Pastor’s Notes: Listen to Your Life

New members at the front of the church being introduced to the congregation

Dear Friends,

The preacher and writer Frederick Buechner begins a sentence that way.  And concludes it with, “See it for the fathomless mystery that it is.”  It’s a good description of what we often think of as the season of Lent. This is what it looks like to me, perched on the edge of Palm Sunday and Holy Week.  

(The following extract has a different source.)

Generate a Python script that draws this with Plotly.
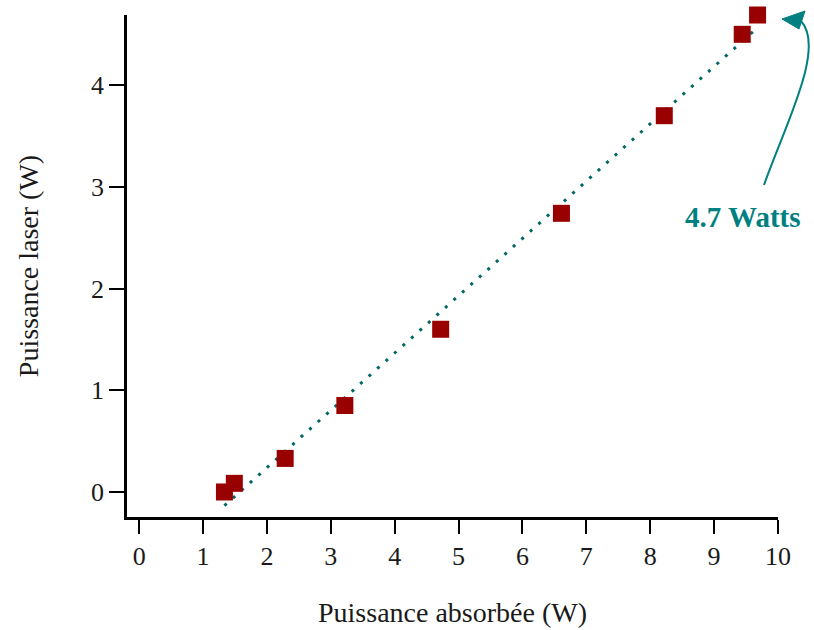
import numpy as np
import plotly.graph_objects as go

# Data
absorbed = [1.335, 1.49, 2.286, 3.22, 4.72, 6.61, 8.22, 9.44, 9.68]
laser = [0.0, 0.085, 0.33, 0.85, 1.60, 2.74, 3.70, 4.50, 4.69]
x_ticks = list(range(0, 11))
y_ticks = [0, 1, 2, 3, 4]
annotation_text = "4.7 Watts"

slope, intercept = np.polyfit(absorbed, laser, 1)
fit_x = [min(absorbed), max(absorbed)]
fit_y = [slope * v + intercept for v in fit_x]

FONT = "Liberation Serif"
TEAL = "#008080"
DOT = "#006666"
RED = "#990000"
TXT = "#1a1a1a"

# plot area in pixels (for the annotation curve)
L, R, T, B = 127, 778, 15, 517


def px(x, y):
    return (x - L) / (R - L), (B - y) / (B - T)


fig = go.Figure()
fig.add_trace(go.Scatter(
    x=fit_x, y=fit_y, mode="lines",
    line=dict(color=DOT, width=3, dash="3px,8.4px"),
    hoverinfo="skip", cliponaxis=False,
))
fig.add_trace(go.Scatter(
    x=absorbed, y=laser, mode="markers",
    marker=dict(symbol="square", size=17, color=RED, line=dict(width=0)),
    cliponaxis=False,
))

# curved arrow
p0 = px(764, 185); c1 = px(785, 125); c2 = px(826, 48); p1 = px(801, 21)
path = f"M {p0[0]},{p0[1]} C {c1[0]},{c1[1]} {c2[0]},{c2[1]} {p1[0]},{p1[1]}"
fig.add_shape(type="path", path=path, xref="paper", yref="paper",
              line=dict(color=TEAL, width=2))
t0 = px(782, 19); t1 = px(805, 11); t2 = px(799, 29)
head = f"M {t0[0]},{t0[1]} L {t1[0]},{t1[1]} L {t2[0]},{t2[1]} Z"
fig.add_shape(type="path", path=head, xref="paper", yref="paper",
              line=dict(color=TEAL, width=1), fillcolor=TEAL)

tx, ty = px(742, 217)
fig.add_annotation(x=tx, y=ty, xref="paper", yref="paper", text=f"<b>{annotation_text}</b>",
                   showarrow=False, font=dict(family=FONT, size=29, color=TEAL),
                   xanchor="center", yanchor="middle")

fig.update_layout(
    width=814, height=630,
    margin=dict(l=L, r=814 - R, t=T, b=630 - B),
    paper_bgcolor="white", plot_bgcolor="white",
    showlegend=False,
    font=dict(family=FONT, size=26, color=TXT),
)
fig.update_xaxes(
    range=[-0.19, 10.0], tickvals=x_ticks, ticktext=[str(v) for v in x_ticks],
    showgrid=False, zeroline=False, showline=True, linecolor="black", linewidth=2.5,
    ticks="outside", ticklen=14, tickwidth=2, tickcolor="black", automargin=False,
    tickfont=dict(family=FONT, size=26, color=TXT),
    title=dict(text="Puissance absorbée (W)", font=dict(family=FONT, size=28, color=TXT), standoff=33),
)
fig.update_yaxes(
    range=[-0.246, 4.69], tickvals=y_ticks, ticktext=[str(v) for v in y_ticks],
    showgrid=False, zeroline=False, showline=True, linecolor="black", linewidth=2.5,
    ticks="outside", ticklen=15, tickwidth=2, tickcolor="black", automargin=False,
    tickfont=dict(family=FONT, size=26, color=TXT),
    title=dict(text="Puissance laser (W)", font=dict(family=FONT, size=28, color=TXT), standoff=45),
)

fig.write_html("out.html", config={"displayModeBar": False},
               post_script="document.body.style.margin='0';document.body.style.overflow='hidden';")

Life is a fathomless mystery.  Well worth exploring!  During Lent we welcomed six people into membership – each one a fathomless mystery.  One the son of a Jewish father and a Roman Catholic mother; one who understands herself as a Deist; one who grew up Catholic and found herself confused by our Protestant worship service; one who identifies himself as an atheist (having grown up in very conservative Protestant Christianity); one who has recently become sober.  The fathomless mystery evident in these little snippets reminds me of the gift of each fathomless mystery in the pew and outside of the pew!

Lynnette and I talk every week about the people who cross our paths in the parish.  On Monday Lynnette called me to celebrate the wonderful conversations she had with the United Women of Faith on Sunday afternoon.  She was filled to overflowing. 

This week I was reading a book by Thomas Lynch (poet and essayist from Michigan and Ireland), in it he says: “…what we are all called to do [is]: to embolden, encourage, behold, ennoble, instruct and inspire our fellow human beings in troubling times.”  Amen and Amen.


Keep tellin’ the Story,

Michael Mather signature

Mike

If you would, listen and enjoy this hymn of attention, Come Thou Fount of Every Blessing, by the Aeolians of Oakwood University accompanied by harp and organ.

This week’s takeaway: Lent reminds us, if we pay attention, there are fathomless mysteries all around us.